The ultimate purpose for data is to drive decisions. But data isn’t as reliable or accurate as we want to believe. This leads to a most undesirable result: Bad data means bad decisions. As a data professional, part of our mission is to make data “good enough” for use by others. We spend time scrubbing and cleaning data to make it consumable by other teams. It may seem like a never-ending task and that’s because it is.
The Origins of Dirty Data
The root cause of dirty data is simple: human intervention. If not for humans, data would be clean, perfect, and clear. We change standards and business requirements and forget why we were collecting some metrics in the first place.

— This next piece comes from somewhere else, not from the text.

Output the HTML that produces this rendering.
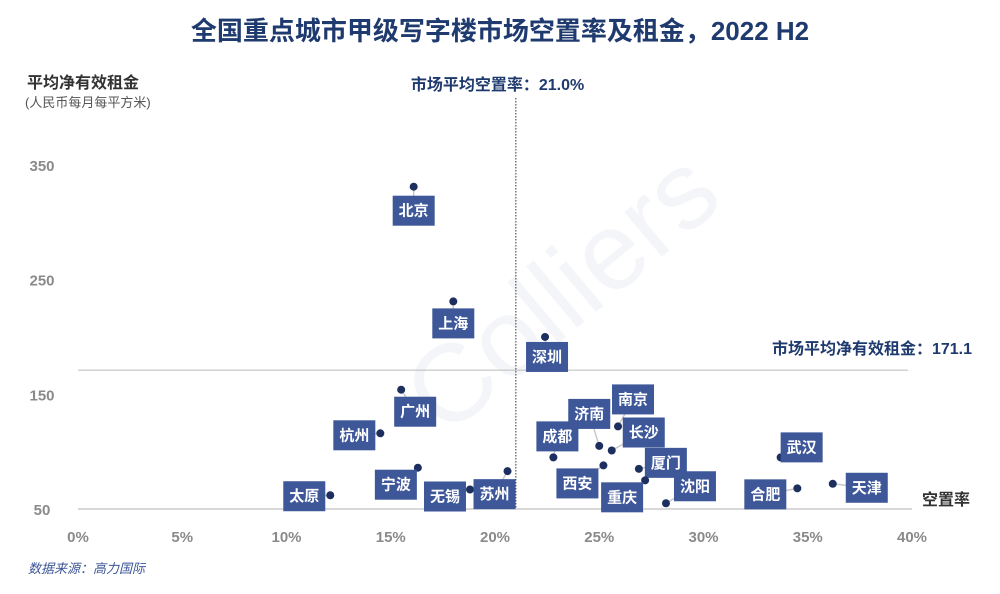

Some of the code we write will fail at some point, and we fat-finger data entry from time to time.
As a result, we end up with the following situations: Duplicate data caused by a single event recorded and entered twice into a dataset, missing data due to fields that should contain values but don’t, and invalid data due to information that isn’t entered correctly or isn’t maintained. Other situations include bad data due to typos, transpositions, and variations in spelling or formatting (say hello to Unicode!), and inappropriate data due to data entered in the wrong field.
Data Cleaning Techniques
Remember, all data is dirty—you won’t be able to make all of it perfect. Your focus should be on making it good enough to pass along to the next person. The first step is to examine the data and ask yourself, “Does this data make sense?” Data should tell a story or answer a question. Make sure your data does, too. Then, before you do anything else, make a copy—or backup—of your data before you make the smallest change. I can’t stress this enough.

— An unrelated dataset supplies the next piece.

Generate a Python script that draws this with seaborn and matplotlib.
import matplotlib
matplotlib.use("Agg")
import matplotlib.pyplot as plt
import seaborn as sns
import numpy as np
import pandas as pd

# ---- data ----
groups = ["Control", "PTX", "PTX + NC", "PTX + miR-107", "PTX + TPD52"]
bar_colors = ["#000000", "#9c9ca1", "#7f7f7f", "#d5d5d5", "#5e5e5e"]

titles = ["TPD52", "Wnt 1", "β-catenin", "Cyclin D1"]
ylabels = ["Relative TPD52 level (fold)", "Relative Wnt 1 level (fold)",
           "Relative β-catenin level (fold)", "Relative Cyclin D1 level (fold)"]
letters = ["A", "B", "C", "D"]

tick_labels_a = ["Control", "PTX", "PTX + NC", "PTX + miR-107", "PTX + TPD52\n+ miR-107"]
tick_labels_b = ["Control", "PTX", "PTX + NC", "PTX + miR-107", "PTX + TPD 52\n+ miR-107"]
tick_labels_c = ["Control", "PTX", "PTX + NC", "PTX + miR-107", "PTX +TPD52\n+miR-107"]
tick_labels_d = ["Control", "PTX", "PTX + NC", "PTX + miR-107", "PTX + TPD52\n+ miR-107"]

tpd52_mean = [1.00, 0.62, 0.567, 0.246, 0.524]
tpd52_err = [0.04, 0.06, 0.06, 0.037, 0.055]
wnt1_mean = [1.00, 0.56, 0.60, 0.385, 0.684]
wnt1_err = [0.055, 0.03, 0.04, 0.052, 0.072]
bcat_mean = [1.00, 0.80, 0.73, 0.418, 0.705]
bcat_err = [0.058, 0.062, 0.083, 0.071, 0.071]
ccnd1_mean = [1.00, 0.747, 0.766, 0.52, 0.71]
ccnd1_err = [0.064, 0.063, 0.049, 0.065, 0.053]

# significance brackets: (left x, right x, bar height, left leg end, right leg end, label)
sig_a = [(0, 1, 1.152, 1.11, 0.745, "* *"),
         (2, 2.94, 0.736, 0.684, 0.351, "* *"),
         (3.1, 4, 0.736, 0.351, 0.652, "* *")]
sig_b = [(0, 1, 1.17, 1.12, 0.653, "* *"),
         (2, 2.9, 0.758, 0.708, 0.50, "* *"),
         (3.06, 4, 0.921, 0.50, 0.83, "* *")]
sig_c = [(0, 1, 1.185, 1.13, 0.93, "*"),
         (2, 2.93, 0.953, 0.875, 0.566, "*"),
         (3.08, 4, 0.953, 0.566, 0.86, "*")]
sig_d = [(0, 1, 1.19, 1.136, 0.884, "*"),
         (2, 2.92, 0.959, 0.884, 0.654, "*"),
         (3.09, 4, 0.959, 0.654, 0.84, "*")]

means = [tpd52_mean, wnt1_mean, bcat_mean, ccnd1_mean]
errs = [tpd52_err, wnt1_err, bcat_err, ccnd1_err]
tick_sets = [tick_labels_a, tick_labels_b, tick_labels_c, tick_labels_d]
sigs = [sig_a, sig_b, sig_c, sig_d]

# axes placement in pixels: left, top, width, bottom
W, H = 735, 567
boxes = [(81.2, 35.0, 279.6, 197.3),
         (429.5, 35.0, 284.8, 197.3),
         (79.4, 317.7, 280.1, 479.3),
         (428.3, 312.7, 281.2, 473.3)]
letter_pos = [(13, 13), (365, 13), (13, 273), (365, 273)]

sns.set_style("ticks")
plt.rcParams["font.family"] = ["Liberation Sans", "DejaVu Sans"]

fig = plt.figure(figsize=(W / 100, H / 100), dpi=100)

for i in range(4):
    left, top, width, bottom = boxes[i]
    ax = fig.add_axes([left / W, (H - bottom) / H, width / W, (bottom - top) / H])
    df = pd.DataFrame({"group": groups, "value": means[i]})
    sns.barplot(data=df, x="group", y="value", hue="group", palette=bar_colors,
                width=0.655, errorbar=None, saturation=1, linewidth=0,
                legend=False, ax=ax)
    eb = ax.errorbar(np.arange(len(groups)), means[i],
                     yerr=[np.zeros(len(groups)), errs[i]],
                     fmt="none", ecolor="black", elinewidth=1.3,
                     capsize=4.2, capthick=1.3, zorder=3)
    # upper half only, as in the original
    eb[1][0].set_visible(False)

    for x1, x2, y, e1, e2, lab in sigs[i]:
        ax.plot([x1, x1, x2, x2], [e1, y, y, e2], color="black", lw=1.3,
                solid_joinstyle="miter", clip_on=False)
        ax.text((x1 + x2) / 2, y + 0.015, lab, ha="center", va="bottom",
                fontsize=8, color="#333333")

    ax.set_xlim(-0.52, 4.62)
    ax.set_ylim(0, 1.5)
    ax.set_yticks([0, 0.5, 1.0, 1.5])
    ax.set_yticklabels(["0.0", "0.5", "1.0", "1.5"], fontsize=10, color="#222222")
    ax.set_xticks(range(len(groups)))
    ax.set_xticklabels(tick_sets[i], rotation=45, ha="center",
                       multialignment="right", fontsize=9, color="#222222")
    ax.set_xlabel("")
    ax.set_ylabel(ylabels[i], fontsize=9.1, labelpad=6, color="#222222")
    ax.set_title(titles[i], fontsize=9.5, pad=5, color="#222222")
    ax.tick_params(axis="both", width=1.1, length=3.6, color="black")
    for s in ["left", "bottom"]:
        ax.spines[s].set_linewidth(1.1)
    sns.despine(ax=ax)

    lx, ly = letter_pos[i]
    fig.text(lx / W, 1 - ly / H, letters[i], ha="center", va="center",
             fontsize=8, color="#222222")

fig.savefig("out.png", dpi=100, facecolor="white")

Depending on your data and the specific issues within your dataset, here are some data cleaning techniques you might use.
Identify and remove duplicate data: Tools such as Microsoft Excel and Microsoft Power BI make this easy. Of course, you’ll need to know whether the data is duplicated or two independent observations. For relational databases, we often use primary keys to enforce this uniqueness of the records. But such constraints aren’t available for every system logging data.
Remove data that doesn’t fit: If the data doesn’t help you answer the question you’re asking, remove it. For example, if you’re analyzing store sales, you might want to focus on sales of a specific item or category of items.
Identify and fix issues with spelling, etc.: There are many ways to manipulate strings to help get your data formatted and looking pretty. For example, you could use the TRIM function to remove spaces from the text in a column and then sort the data and look for details such as capitalization and spelling. Keep in mind the use of regional terms, though, such as calling a sugary beverage “pop” versus the correct term, “soda.”
Normalize data: Set a standard for the data. If the data is a number, make sure it’s a number, not text. If it’s categorical, make sure the entries apply for the category. Spelling, capitalization, etc., are all ways to set standards and normalize data to some degree.
Remove outliers: But only when it makes sense to do so! If the outlier was due to poor collection, it could be safe to remove. Hammond’s Law states, “Ninety percent of the time, the next measurement will fall outside the 90% confidence interval.” Be mindful that outliers and database anomalies are innocent until proven guilty—and if you do remove the outlier, be aware that some statistics are resistant and others aren’t.
Fix missing: You have two options here. You can either remove the record or update the missing value. Yes, this is how we get faux null values. You’re going to need to make some hard choices, so make certain your document what you’re doing. A great way to do this is to use Jupyter notebooks. For categorical data, you might decide to use a word such as “missing.” For numerical data, you might want to use a 0 or an average or perhaps generate a random distribution of data. Again, track every change you make. I avoid using faux nulls for any data unless it makes sense to note the absence of information collected.
A Never-Ending Process
We all fall into the same trap: We don’t have time to do it right in the first place but somehow think there will be time to fix it later. When it comes to data, it’s a never-ending process of curating, consuming, and cleaning. And no matter how much you scrub your data, it’ll never be clean, but it can be good enough. Maybe we didn’t go to school to become a data janitor, but here we are. We understand that while all data is dirty, data is still useful. It just needs a good cleaning.